Task statement: Restate all the material verbatim, except for the pictures.

Source excerpt:

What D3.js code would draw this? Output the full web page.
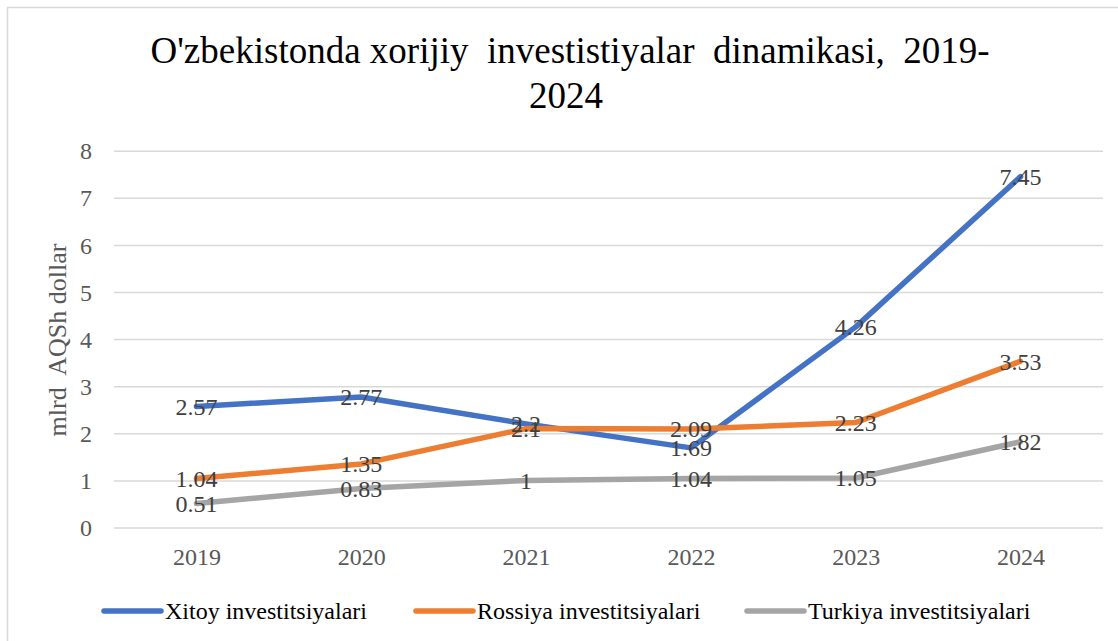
<!DOCTYPE html>
<html><head><meta charset="utf-8">
<script src="https://cdn.jsdelivr.net/npm/d3@7"></script>
<style>
html,body{margin:0;padding:0;background:#fff;}
svg{display:block;}
text{font-family:"Liberation Serif","Times New Roman",serif;white-space:pre;}
</style></head>
<body>
<svg id="chart" width="1118" height="641"></svg>
<script>
const years = ["2019","2020","2021","2022","2023","2024"];
const xitoy = [2.57, 2.77, 2.2, 1.69, 4.26, 7.45];
const rossiya = [1.04, 1.35, 2.1, 2.09, 2.23, 3.53];
const turkiya = [0.51, 0.83, 1, 1.04, 1.05, 1.82];
const seriesNames = ["Xitoy investitsiyalari","Rossiya investitsiyalari","Turkiya investitsiyalari"];
const seriesColors = ["#4472C4","#ED7D31","#A5A5A5"];
const yTicks = [0,1,2,3,4,5,6,7,8];
const titleLine1 = "O'zbekistonda xorijiy  investistiyalar  dinamikasi,  2019-";
const titleLine2 = "2024";
const yTitle = "mlrd  AQSh dollar";

const series = [xitoy, rossiya, turkiya].map((v,i)=>({name:seriesNames[i], color:seriesColors[i], values:v}));

const svg = d3.select("#chart");
svg.append("rect").attr("x",7.5).attr("y",7.5).attr("width",1130).attr("height",660)
  .attr("fill","#fff").attr("stroke","#d9d9d9").attr("stroke-width",1.5);

const x = d3.scalePoint().domain(years).range([114,1103]).padding(0.5);
const y = d3.scaleLinear().domain([0,8]).range([527.5,150.7]);

// gridlines
const grid = svg.append("g").attr("transform","translate(0,0)")
  .call(d3.axisLeft(y).tickValues(yTicks).tickSize(-(1103-114)).tickFormat(""))
  .attr("transform","translate(114,0)");
grid.select(".domain").remove();
grid.selectAll("line").attr("stroke","#d9d9d9").attr("stroke-width",1.5);

// y tick labels
const yAxis = svg.append("g").attr("transform","translate(92,0)")
  .call(d3.axisLeft(y).tickValues(yTicks).tickSize(0).tickPadding(0).tickFormat(d3.format("d")));
yAxis.select(".domain").remove();
yAxis.selectAll("text").attr("font-family","Liberation Serif").attr("font-size",24).attr("fill","#595959").attr("dy","0.34em");

// x tick labels
const xAxis = svg.append("g").attr("transform","translate(0,548)")
  .call(d3.axisBottom(x).tickSize(0).tickPadding(0));
xAxis.select(".domain").remove();
xAxis.selectAll("text").attr("font-family","Liberation Serif").attr("font-size",24).attr("fill","#595959").attr("dy","0.72em");

// y title
svg.append("text").attr("transform","translate(66,340) rotate(-90)")
  .attr("text-anchor","middle").attr("font-size",26).attr("fill","#595959").text(yTitle);

// title
svg.append("text").attr("x",570).attr("y",63).attr("text-anchor","middle")
  .attr("font-size",37).attr("fill","#000").text(titleLine1);
svg.append("text").attr("x",566).attr("y",108).attr("text-anchor","middle")
  .attr("font-size",37).attr("fill","#000").text(titleLine2);

// lines
const line = d3.line().x((d,i)=>x(years[i])).y(d=>y(d));
series.forEach(s=>{
  svg.append("path").datum(s.values).attr("d",line).attr("fill","none")
    .attr("stroke",s.color).attr("stroke-width",5.5)
    .attr("stroke-linejoin","round").attr("stroke-linecap","round");
});

// data labels
series.forEach(s=>{
  svg.append("g").selectAll("text").data(s.values).join("text")
    .attr("x",(d,i)=>x(years[i])).attr("y",d=>y(d)).attr("dy","0.35em")
    .attr("text-anchor","middle").attr("font-size",24).attr("fill","#404040")
    .text(d=>String(d));
});

// legend
const legendX = [104, 416, 747];
const leg = svg.append("g");
series.forEach((s,i)=>{
  leg.append("line").attr("x1",legendX[i]).attr("x2",legendX[i]+57).attr("y1",611).attr("y2",611)
    .attr("stroke",s.color).attr("stroke-width",5.5).attr("stroke-linecap","round");
  leg.append("text").attr("x",legendX[i]+61).attr("y",611).attr("dy","0.34em")
    .attr("font-size",24).attr("fill","#000").text(s.name);
});
</script>
</body></html>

Solution for this exercise:
What D3.js code would draw this? Output the full web page.
<!DOCTYPE html>
<html><head><meta charset="utf-8">
<script src="https://cdn.jsdelivr.net/npm/d3@7"></script>
<style>
html,body{margin:0;padding:0;background:#fff;}
svg{display:block;}
text{font-family:"Liberation Serif","Times New Roman",serif;white-space:pre;}
</style></head>
<body>
<svg id="chart" width="1118" height="641"></svg>
<script>
const years = ["2019","2020","2021","2022","2023","2024"];
const xitoy = [2.57, 2.77, 2.2, 1.69, 4.26, 7.45];
const rossiya = [1.04, 1.35, 2.1, 2.09, 2.23, 3.53];
const turkiya = [0.51, 0.83, 1, 1.04, 1.05, 1.82];
const seriesNames = ["Xitoy investitsiyalari","Rossiya investitsiyalari","Turkiya investitsiyalari"];
const seriesColors = ["#4472C4","#ED7D31","#A5A5A5"];
const yTicks = [0,1,2,3,4,5,6,7,8];
const titleLine1 = "O'zbekistonda xorijiy  investistiyalar  dinamikasi,  2019-";
const titleLine2 = "2024";
const yTitle = "mlrd  AQSh dollar";

const series = [xitoy, rossiya, turkiya].map((v,i)=>({name:seriesNames[i], color:seriesColors[i], values:v}));

const svg = d3.select("#chart");
svg.append("rect").attr("x",7.5).attr("y",7.5).attr("width",1130).attr("height",660)
  .attr("fill","#fff").attr("stroke","#d9d9d9").attr("stroke-width",1.5);

const x = d3.scalePoint().domain(years).range([114,1103]).padding(0.5);
const y = d3.scaleLinear().domain([0,8]).range([527.5,150.7]);

// gridlines
const grid = svg.append("g").attr("transform","translate(0,0)")
  .call(d3.axisLeft(y).tickValues(yTicks).tickSize(-(1103-114)).tickFormat(""))
  .attr("transform","translate(114,0)");
grid.select(".domain").remove();
grid.selectAll("line").attr("stroke","#d9d9d9").attr("stroke-width",1.5);

// y tick labels
const yAxis = svg.append("g").attr("transform","translate(92,0)")
  .call(d3.axisLeft(y).tickValues(yTicks).tickSize(0).tickPadding(0).tickFormat(d3.format("d")));
yAxis.select(".domain").remove();
yAxis.selectAll("text").attr("font-family","Liberation Serif").attr("font-size",24).attr("fill","#595959").attr("dy","0.34em");

// x tick labels
const xAxis = svg.append("g").attr("transform","translate(0,548)")
  .call(d3.axisBottom(x).tickSize(0).tickPadding(0));
xAxis.select(".domain").remove();
xAxis.selectAll("text").attr("font-family","Liberation Serif").attr("font-size",24).attr("fill","#595959").attr("dy","0.72em");

// y title
svg.append("text").attr("transform","translate(66,340) rotate(-90)")
  .attr("text-anchor","middle").attr("font-size",26).attr("fill","#595959").text(yTitle);

// title
svg.append("text").attr("x",570).attr("y",63).attr("text-anchor","middle")
  .attr("font-size",37).attr("fill","#000").text(titleLine1);
svg.append("text").attr("x",566).attr("y",108).attr("text-anchor","middle")
  .attr("font-size",37).attr("fill","#000").text(titleLine2);

// lines
const line = d3.line().x((d,i)=>x(years[i])).y(d=>y(d));
series.forEach(s=>{
  svg.append("path").datum(s.values).attr("d",line).attr("fill","none")
    .attr("stroke",s.color).attr("stroke-width",5.5)
    .attr("stroke-linejoin","round").attr("stroke-linecap","round");
});

// data labels
series.forEach(s=>{
  svg.append("g").selectAll("text").data(s.values).join("text")
    .attr("x",(d,i)=>x(years[i])).attr("y",d=>y(d)).attr("dy","0.35em")
    .attr("text-anchor","middle").attr("font-size",24).attr("fill","#404040")
    .text(d=>String(d));
});

// legend
const legendX = [104, 416, 747];
const leg = svg.append("g");
series.forEach((s,i)=>{
  leg.append("line").attr("x1",legendX[i]).attr("x2",legendX[i]+57).attr("y1",611).attr("y2",611)
    .attr("stroke",s.color).attr("stroke-width",5.5).attr("stroke-linecap","round");
  leg.append("text").attr("x",legendX[i]+61).attr("y",611).attr("dy","0.34em")
    .attr("font-size",24).attr("fill","#000").text(s.name);
});
</script>
</body></html>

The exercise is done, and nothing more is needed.